→ **Source data**
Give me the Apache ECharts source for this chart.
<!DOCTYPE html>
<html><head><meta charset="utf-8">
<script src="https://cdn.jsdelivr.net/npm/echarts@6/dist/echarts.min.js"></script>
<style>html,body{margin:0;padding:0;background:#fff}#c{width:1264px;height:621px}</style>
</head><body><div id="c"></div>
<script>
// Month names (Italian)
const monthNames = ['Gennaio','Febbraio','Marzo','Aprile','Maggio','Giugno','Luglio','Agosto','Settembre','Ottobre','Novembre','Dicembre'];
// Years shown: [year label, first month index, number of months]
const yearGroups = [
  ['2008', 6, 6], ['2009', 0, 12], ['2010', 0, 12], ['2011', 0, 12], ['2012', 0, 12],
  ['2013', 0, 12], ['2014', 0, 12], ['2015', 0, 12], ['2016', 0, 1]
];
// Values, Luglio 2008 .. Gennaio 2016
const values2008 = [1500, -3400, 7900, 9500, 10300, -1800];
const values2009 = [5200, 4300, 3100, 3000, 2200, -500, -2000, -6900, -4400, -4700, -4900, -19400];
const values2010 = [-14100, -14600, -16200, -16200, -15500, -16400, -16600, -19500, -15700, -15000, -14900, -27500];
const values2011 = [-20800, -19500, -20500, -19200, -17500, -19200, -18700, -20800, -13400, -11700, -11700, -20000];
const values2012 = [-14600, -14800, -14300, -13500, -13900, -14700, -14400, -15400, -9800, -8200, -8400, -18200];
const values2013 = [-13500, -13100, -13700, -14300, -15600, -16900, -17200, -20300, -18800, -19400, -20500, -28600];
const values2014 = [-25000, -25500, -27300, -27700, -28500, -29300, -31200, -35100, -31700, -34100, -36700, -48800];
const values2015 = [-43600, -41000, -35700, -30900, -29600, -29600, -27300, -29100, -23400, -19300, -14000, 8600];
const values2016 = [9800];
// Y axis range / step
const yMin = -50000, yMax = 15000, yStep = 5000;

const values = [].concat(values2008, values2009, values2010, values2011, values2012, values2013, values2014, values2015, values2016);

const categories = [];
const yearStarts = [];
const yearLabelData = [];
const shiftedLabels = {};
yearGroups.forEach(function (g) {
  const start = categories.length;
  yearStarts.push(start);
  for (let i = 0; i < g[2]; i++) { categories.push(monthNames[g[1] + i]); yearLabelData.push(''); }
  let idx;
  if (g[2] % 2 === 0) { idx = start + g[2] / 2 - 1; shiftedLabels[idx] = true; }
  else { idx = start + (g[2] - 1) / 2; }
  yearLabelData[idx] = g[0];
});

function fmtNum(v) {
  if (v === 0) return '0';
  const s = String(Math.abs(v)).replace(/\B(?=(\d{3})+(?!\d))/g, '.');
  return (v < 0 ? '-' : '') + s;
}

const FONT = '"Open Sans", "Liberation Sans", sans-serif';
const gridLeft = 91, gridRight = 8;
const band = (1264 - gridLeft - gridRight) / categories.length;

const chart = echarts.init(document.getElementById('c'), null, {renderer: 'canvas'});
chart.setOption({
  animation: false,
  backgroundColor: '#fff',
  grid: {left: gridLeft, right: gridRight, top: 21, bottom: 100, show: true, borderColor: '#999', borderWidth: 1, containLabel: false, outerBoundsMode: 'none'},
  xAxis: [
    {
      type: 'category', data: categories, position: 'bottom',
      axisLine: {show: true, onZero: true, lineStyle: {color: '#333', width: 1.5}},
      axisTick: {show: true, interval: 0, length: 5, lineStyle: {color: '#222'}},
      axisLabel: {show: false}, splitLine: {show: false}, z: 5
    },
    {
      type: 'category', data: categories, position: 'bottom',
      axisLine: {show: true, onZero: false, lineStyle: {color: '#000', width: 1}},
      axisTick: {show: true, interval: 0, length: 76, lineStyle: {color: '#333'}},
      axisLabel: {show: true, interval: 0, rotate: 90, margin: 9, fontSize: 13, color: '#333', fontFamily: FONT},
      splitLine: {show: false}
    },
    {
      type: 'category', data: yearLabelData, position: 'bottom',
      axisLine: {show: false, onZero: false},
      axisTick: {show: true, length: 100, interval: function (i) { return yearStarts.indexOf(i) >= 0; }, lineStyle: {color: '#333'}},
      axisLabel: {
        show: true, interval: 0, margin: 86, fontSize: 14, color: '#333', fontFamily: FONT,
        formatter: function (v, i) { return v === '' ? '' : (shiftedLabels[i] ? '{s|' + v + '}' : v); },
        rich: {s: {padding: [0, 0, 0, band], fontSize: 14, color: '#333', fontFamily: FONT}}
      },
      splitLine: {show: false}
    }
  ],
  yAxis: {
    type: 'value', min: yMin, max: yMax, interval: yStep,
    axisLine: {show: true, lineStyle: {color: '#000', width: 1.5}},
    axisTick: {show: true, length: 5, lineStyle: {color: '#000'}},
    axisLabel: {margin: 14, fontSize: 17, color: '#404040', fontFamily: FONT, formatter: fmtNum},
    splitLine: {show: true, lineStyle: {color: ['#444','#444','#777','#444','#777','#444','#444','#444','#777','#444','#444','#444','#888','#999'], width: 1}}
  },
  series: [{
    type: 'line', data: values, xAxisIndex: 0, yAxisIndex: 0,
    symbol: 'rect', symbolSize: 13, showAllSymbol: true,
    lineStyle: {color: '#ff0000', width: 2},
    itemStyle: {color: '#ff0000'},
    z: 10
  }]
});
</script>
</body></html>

→ **Directions**
Take the material above and return all of it exactly.

→ **The completed task**
Give me the Apache ECharts source for this chart.
<!DOCTYPE html>
<html><head><meta charset="utf-8">
<script src="https://cdn.jsdelivr.net/npm/echarts@6/dist/echarts.min.js"></script>
<style>html,body{margin:0;padding:0;background:#fff}#c{width:1264px;height:621px}</style>
</head><body><div id="c"></div>
<script>
// Month names (Italian)
const monthNames = ['Gennaio','Febbraio','Marzo','Aprile','Maggio','Giugno','Luglio','Agosto','Settembre','Ottobre','Novembre','Dicembre'];
// Years shown: [year label, first month index, number of months]
const yearGroups = [
  ['2008', 6, 6], ['2009', 0, 12], ['2010', 0, 12], ['2011', 0, 12], ['2012', 0, 12],
  ['2013', 0, 12], ['2014', 0, 12], ['2015', 0, 12], ['2016', 0, 1]
];
// Values, Luglio 2008 .. Gennaio 2016
const values2008 = [1500, -3400, 7900, 9500, 10300, -1800];
const values2009 = [5200, 4300, 3100, 3000, 2200, -500, -2000, -6900, -4400, -4700, -4900, -19400];
const values2010 = [-14100, -14600, -16200, -16200, -15500, -16400, -16600, -19500, -15700, -15000, -14900, -27500];
const values2011 = [-20800, -19500, -20500, -19200, -17500, -19200, -18700, -20800, -13400, -11700, -11700, -20000];
const values2012 = [-14600, -14800, -14300, -13500, -13900, -14700, -14400, -15400, -9800, -8200, -8400, -18200];
const values2013 = [-13500, -13100, -13700, -14300, -15600, -16900, -17200, -20300, -18800, -19400, -20500, -28600];
const values2014 = [-25000, -25500, -27300, -27700, -28500, -29300, -31200, -35100, -31700, -34100, -36700, -48800];
const values2015 = [-43600, -41000, -35700, -30900, -29600, -29600, -27300, -29100, -23400, -19300, -14000, 8600];
const values2016 = [9800];
// Y axis range / step
const yMin = -50000, yMax = 15000, yStep = 5000;

const values = [].concat(values2008, values2009, values2010, values2011, values2012, values2013, values2014, values2015, values2016);

const categories = [];
const yearStarts = [];
const yearLabelData = [];
const shiftedLabels = {};
yearGroups.forEach(function (g) {
  const start = categories.length;
  yearStarts.push(start);
  for (let i = 0; i < g[2]; i++) { categories.push(monthNames[g[1] + i]); yearLabelData.push(''); }
  let idx;
  if (g[2] % 2 === 0) { idx = start + g[2] / 2 - 1; shiftedLabels[idx] = true; }
  else { idx = start + (g[2] - 1) / 2; }
  yearLabelData[idx] = g[0];
});

function fmtNum(v) {
  if (v === 0) return '0';
  const s = String(Math.abs(v)).replace(/\B(?=(\d{3})+(?!\d))/g, '.');
  return (v < 0 ? '-' : '') + s;
}

const FONT = '"Open Sans", "Liberation Sans", sans-serif';
const gridLeft = 91, gridRight = 8;
const band = (1264 - gridLeft - gridRight) / categories.length;

const chart = echarts.init(document.getElementById('c'), null, {renderer: 'canvas'});
chart.setOption({
  animation: false,
  backgroundColor: '#fff',
  grid: {left: gridLeft, right: gridRight, top: 21, bottom: 100, show: true, borderColor: '#999', borderWidth: 1, containLabel: false, outerBoundsMode: 'none'},
  xAxis: [
    {
      type: 'category', data: categories, position: 'bottom',
      axisLine: {show: true, onZero: true, lineStyle: {color: '#333', width: 1.5}},
      axisTick: {show: true, interval: 0, length: 5, lineStyle: {color: '#222'}},
      axisLabel: {show: false}, splitLine: {show: false}, z: 5
    },
    {
      type: 'category', data: categories, position: 'bottom',
      axisLine: {show: true, onZero: false, lineStyle: {color: '#000', width: 1}},
      axisTick: {show: true, interval: 0, length: 76, lineStyle: {color: '#333'}},
      axisLabel: {show: true, interval: 0, rotate: 90, margin: 9, fontSize: 13, color: '#333', fontFamily: FONT},
      splitLine: {show: false}
    },
    {
      type: 'category', data: yearLabelData, position: 'bottom',
      axisLine: {show: false, onZero: false},
      axisTick: {show: true, length: 100, interval: function (i) { return yearStarts.indexOf(i) >= 0; }, lineStyle: {color: '#333'}},
      axisLabel: {
        show: true, interval: 0, margin: 86, fontSize: 14, color: '#333', fontFamily: FONT,
        formatter: function (v, i) { return v === '' ? '' : (shiftedLabels[i] ? '{s|' + v + '}' : v); },
        rich: {s: {padding: [0, 0, 0, band], fontSize: 14, color: '#333', fontFamily: FONT}}
      },
      splitLine: {show: false}
    }
  ],
  yAxis: {
    type: 'value', min: yMin, max: yMax, interval: yStep,
    axisLine: {show: true, lineStyle: {color: '#000', width: 1.5}},
    axisTick: {show: true, length: 5, lineStyle: {color: '#000'}},
    axisLabel: {margin: 14, fontSize: 17, color: '#404040', fontFamily: FONT, formatter: fmtNum},
    splitLine: {show: true, lineStyle: {color: ['#444','#444','#777','#444','#777','#444','#444','#444','#777','#444','#444','#444','#888','#999'], width: 1}}
  },
  series: [{
    type: 'line', data: values, xAxisIndex: 0, yAxisIndex: 0,
    symbol: 'rect', symbolSize: 13, showAllSymbol: true,
    lineStyle: {color: '#ff0000', width: 2},
    itemStyle: {color: '#ff0000'},
    z: 10
  }]
});
</script>
</body></html>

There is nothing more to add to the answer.